Everything from the first line down to the line containing "return 1 - y / H" is to be retyped exactly, both ends included, with pictures left out.
-- -- --
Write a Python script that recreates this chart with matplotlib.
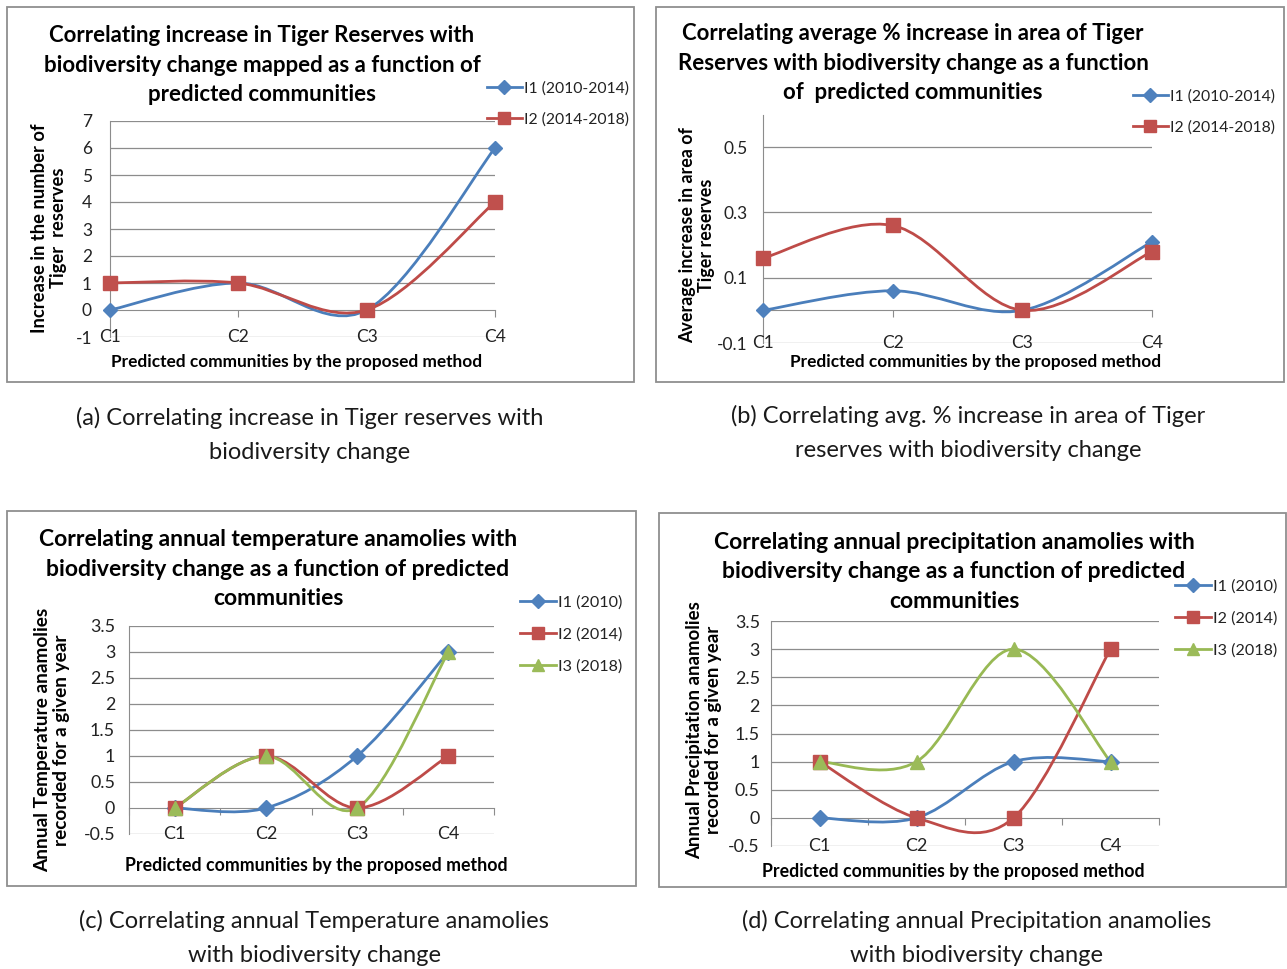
"""
Four Excel-style smoothed line charts: tiger reserves / climate anomalies
versus predicted communities C1..C4.
"""
import matplotlib
matplotlib.use("Agg")
import matplotlib.pyplot as plt
from matplotlib.path import Path
from matplotlib.patches import PathPatch, Rectangle
from matplotlib.lines import Line2D

plt.rcParams['font.family'] = ['Lato', 'DejaVu Sans']

W, H = 1287, 969

categories = ["C1", "C2", "C3", "C4"]

# (a) increase in number of tiger reserves
a_i1 = [0, 1, 0, 6]
a_i2 = [1, 1, 0, 4]
# (b) average % increase in area of tiger reserves
b_i1 = [0.0, 0.06, 0.0, 0.21]
b_i2 = [0.16, 0.26, 0.0, 0.18]
# (c) annual temperature anomalies
c_i1 = [0, 0, 1, 3]
c_i2 = [0, 1, 0, 1]
c_i3 = [0, 1, 0, 3]
# (d) annual precipitation anomalies
d_i1 = [0, 0, 1, 1]
d_i2 = [1, 0, 0, 3]
d_i3 = [1, 1, 3, 1]

labels_ab = ["I1 (2010-2014)", "I2 (2014-2018)"]
labels_cd = ["I1 (2010)", "I2 (2014)", "I3 (2018)"]

a_yticks = [-1, 0, 1, 2, 3, 4, 5, 6, 7]
b_yticks = [-0.1, 0.1, 0.3, 0.5]
cd_yticks = [-0.5, 0, 0.5, 1, 1.5, 2, 2.5, 3, 3.5]
cd_ytick_labels = ["-0.5", "0", "0.5", "1", "1.5", "2", "2.5", "3", "3.5"]

STYLES = [
    dict(line="#4A7EBB", face="#4F81BD", marker="D", ms=7.5),
    dict(line="#BE4B48", face="#C0504D", marker="s", ms=9.5),
    dict(line="#98B954", face="#9BBB59", marker="^", ms=9.5),
]
GRID = "#8C8C8C"


def fx(x):
    return x / W


def fy(y):
    return 1 - y / H


def smooth_path(xs, ys):
    # Excel-like smoothed line: cubic Bezier through the points (Catmull-Rom tangents)
    pts = list(zip(xs, ys))
    verts = [pts[0]]
    codes = [Path.MOVETO]
    n = len(pts)
    for i in range(n - 1):
        p0 = pts[max(i - 1, 0)]
        p1 = pts[i]
        p2 = pts[i + 1]
        p3 = pts[min(i + 2, n - 1)]
        c1 = (p1[0] + (p2[0] - p0[0]) / 6, p1[1] + (p2[1] - p0[1]) / 6)
        c2 = (p2[0] - (p3[0] - p1[0]) / 6, p2[1] - (p3[1] - p1[1]) / 6)
        verts += [c1, c2, p2]
        codes += [Path.CURVE4] * 3
    return Path(verts, codes)


def panel(fig, box, ax_px, series, labels, ylim, yticks, ytick_labels, between,
          title, title_xy, ylabel, ylabel_xy, xlabel_xy, legend_xy,
          fs=1.0, ypad=12, ylab_fs=13):
    # outer grey frame
    bx0, by0, bx1, by1 = box
    fig.add_artist(Rectangle((fx(bx0), fy(by1)), (bx1 - bx0) / W, (by1 - by0) / H,
                             transform=fig.transFigure, fill=False,
                             ec="#8F8F8F", lw=1.3))
    x0, x1, yt, yb = ax_px
    ax = fig.add_axes([fx(x0), fy(yb), (x1 - x0) / W, (yb - yt) / H])
    xs = list(range(len(categories)))
    if between:
        ax.set_xlim(-0.5, len(categories) - 0.5)
        ticks = [i - 0.5 for i in range(len(categories) + 1)]
    else:
        ax.set_xlim(0, len(categories) - 1)
        ticks = xs
    ax.set_ylim(*ylim)

    for yv in yticks:
        if yv != 0:
            ax.axhline(yv, color=GRID, lw=0.9, zorder=1)

    for k, vals in enumerate(series):
        st = STYLES[k]
        ax.add_patch(PathPatch(smooth_path(xs, vals), fill=False,
                               ec=st["line"], lw=2.0, zorder=3,
                               capstyle="round", joinstyle="round"))
        ax.plot(xs, vals, ls="none", marker=st["marker"], ms=st["ms"] * fs,
                mfc=st["face"], mec=st["face"], zorder=4, clip_on=False)

    for s in ["top", "right"]:
        ax.spines[s].set_visible(False)
    ax.spines["left"].set_color(GRID)
    ax.spines["bottom"].set_color(GRID)
    ax.spines["bottom"].set_position(("data", 0))
    ax.spines["bottom"].set_zorder(2)
    ax.set_xticks(ticks)
    ax.set_xticklabels([])
    ax.tick_params(axis="x", direction="out", length=5, color=GRID)
    ax.set_yticks(yticks)
    ax.set_yticklabels(ytick_labels, fontsize=12.5 * fs, color="#222222")
    ax.tick_params(axis="y", length=0, pad=ypad)

    for i, c in enumerate(categories):
        ax.text(i, ylim[0], c, ha="center", va="center", fontsize=12.5 * fs,
                color="#222222", zorder=5)

    fig.text(fx(title_xy[0]), fy(title_xy[1]), title, ha="center", va="center",
             fontsize=16 * fs, fontweight="bold", linespacing=1.5)
    fig.text(fx(ylabel_xy[0]), fy(ylabel_xy[1]), ylabel, ha="center", va="center",
             rotation=90, fontsize=ylab_fs, fontweight="bold", linespacing=1.1)
    fig.text(fx(xlabel_xy[0]), fy(xlabel_xy[1]),
             "Predicted communities by the proposed method",
             ha="center", va="center", fontsize=12.4 * fs, fontweight="bold")

    handles = [Line2D([], [], color=STYLES[k]["line"], lw=2.0,
                      marker=STYLES[k]["marker"], ms=STYLES[k]["ms"] * 0.95,
                      mfc=STYLES[k]["face"], mec=STYLES[k]["face"])
               for k in range(len(series))]
    ax.legend(handles, labels, loc="upper left",
              bbox_to_anchor=(fx(legend_xy[0]), fy(legend_xy[1])),
              bbox_transform=fig.transFigure, frameon=False,
              handlelength=2.2, handletextpad=0.15, labelspacing=1.1,
              borderpad=0, borderaxespad=0, fontsize=11.3 * fs,
              labelcolor="#222222")
    return ax


fig = plt.figure(figsize=(W / 100, H / 100), dpi=100)

panel(fig, (7, 7, 634, 382), (110, 495, 121, 337), [a_i1, a_i2], labels_ab,
      (-1, 7), a_yticks, [str(v) for v in a_yticks], False,
      "Correlating increase in Tiger Reserves with\n"
      "biodiversity change mapped as a function of\n"
      "predicted communities", (262, 65),
      "Increase in the number of\nTiger  reserves", (49, 228),
      (297, 362), (487, 81), ypad=13, ylab_fs=13.2)

panel(fig, (656, 7, 1284, 382), (763, 1152, 114.5, 343), [b_i1, b_i2], labels_ab,
      (-0.1, 0.6), b_yticks, ["-0.1", "0.1", "0.3", "0.5"], False,
      "Correlating average % increase in area of Tiger\n"
      "Reserves with biodiversity change as a function\n"
      "of  predicted communities", (913, 63),
      "Average increase in area of\nTiger reserves", (697, 235),
      (976, 362), (1133, 89), ypad=11, ylab_fs=12.9)

panel(fig, (7, 511, 636, 886), (129, 494, 626, 834), [c_i1, c_i2, c_i3], labels_cd,
      (-0.5, 3.5), cd_yticks, cd_ytick_labels, True,
      "Correlating annual temperature anamolies with\n"
      "biodiversity change as a function of predicted\n"
      "communities", (278, 569),
      "Annual Temperature anamolies\nrecorded for a given year", (52, 740),
      (316, 865), (520, 595), fs=1.03, ypad=10, ylab_fs=13.7)

panel(fig, (659, 513, 1286, 887), (771, 1159, 621, 846), [d_i1, d_i2, d_i3], labels_cd,
      (-0.5, 3.5), cd_yticks, cd_ytick_labels, True,
      "Correlating annual precipitation anamolies with\n"
      "biodiversity change as a function of predicted\n"
      "communities", (954, 572),
      "Annual Precipitation anamolies\nrecorded for a given year", (704, 730),
      (953, 872), (1175, 579), fs=1.03, ypad=8, ylab_fs=13.4)

captions = [
    ((310, 435), "(a) Correlating increase in Tiger reserves with\nbiodiversity change"),
    ((968, 433), "(b) Correlating avg. % increase in area of Tiger\nreserves with biodiversity change"),
    ((314, 938), "(c) Correlating annual Temperature anamolies\nwith biodiversity change"),
    ((977, 938), "(d) Correlating annual Precipitation anamolies\nwith biodiversity change"),
]
for (cx, cy), txt in captions:
    fig.text(fx(cx), fy(cy), txt, ha="center", va="center", fontsize=17,
             linespacing=1.75, color="#1a1a1a")

fig.savefig("out.png", dpi=100)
-- -- --
▶ [Solution to the problem]:
Write a Python script that recreates this chart with matplotlib.
"""
Four Excel-style smoothed line charts: tiger reserves / climate anomalies
versus predicted communities C1..C4.
"""
import matplotlib
matplotlib.use("Agg")
import matplotlib.pyplot as plt
from matplotlib.path import Path
from matplotlib.patches import PathPatch, Rectangle
from matplotlib.lines import Line2D

plt.rcParams['font.family'] = ['Lato', 'DejaVu Sans']

W, H = 1287, 969

categories = ["C1", "C2", "C3", "C4"]

# (a) increase in number of tiger reserves
a_i1 = [0, 1, 0, 6]
a_i2 = [1, 1, 0, 4]
# (b) average % increase in area of tiger reserves
b_i1 = [0.0, 0.06, 0.0, 0.21]
b_i2 = [0.16, 0.26, 0.0, 0.18]
# (c) annual temperature anomalies
c_i1 = [0, 0, 1, 3]
c_i2 = [0, 1, 0, 1]
c_i3 = [0, 1, 0, 3]
# (d) annual precipitation anomalies
d_i1 = [0, 0, 1, 1]
d_i2 = [1, 0, 0, 3]
d_i3 = [1, 1, 3, 1]

labels_ab = ["I1 (2010-2014)", "I2 (2014-2018)"]
labels_cd = ["I1 (2010)", "I2 (2014)", "I3 (2018)"]

a_yticks = [-1, 0, 1, 2, 3, 4, 5, 6, 7]
b_yticks = [-0.1, 0.1, 0.3, 0.5]
cd_yticks = [-0.5, 0, 0.5, 1, 1.5, 2, 2.5, 3, 3.5]
cd_ytick_labels = ["-0.5", "0", "0.5", "1", "1.5", "2", "2.5", "3", "3.5"]

STYLES = [
    dict(line="#4A7EBB", face="#4F81BD", marker="D", ms=7.5),
    dict(line="#BE4B48", face="#C0504D", marker="s", ms=9.5),
    dict(line="#98B954", face="#9BBB59", marker="^", ms=9.5),
]
GRID = "#8C8C8C"


def fx(x):
    return x / W


def fy(y):
    return 1 - y / H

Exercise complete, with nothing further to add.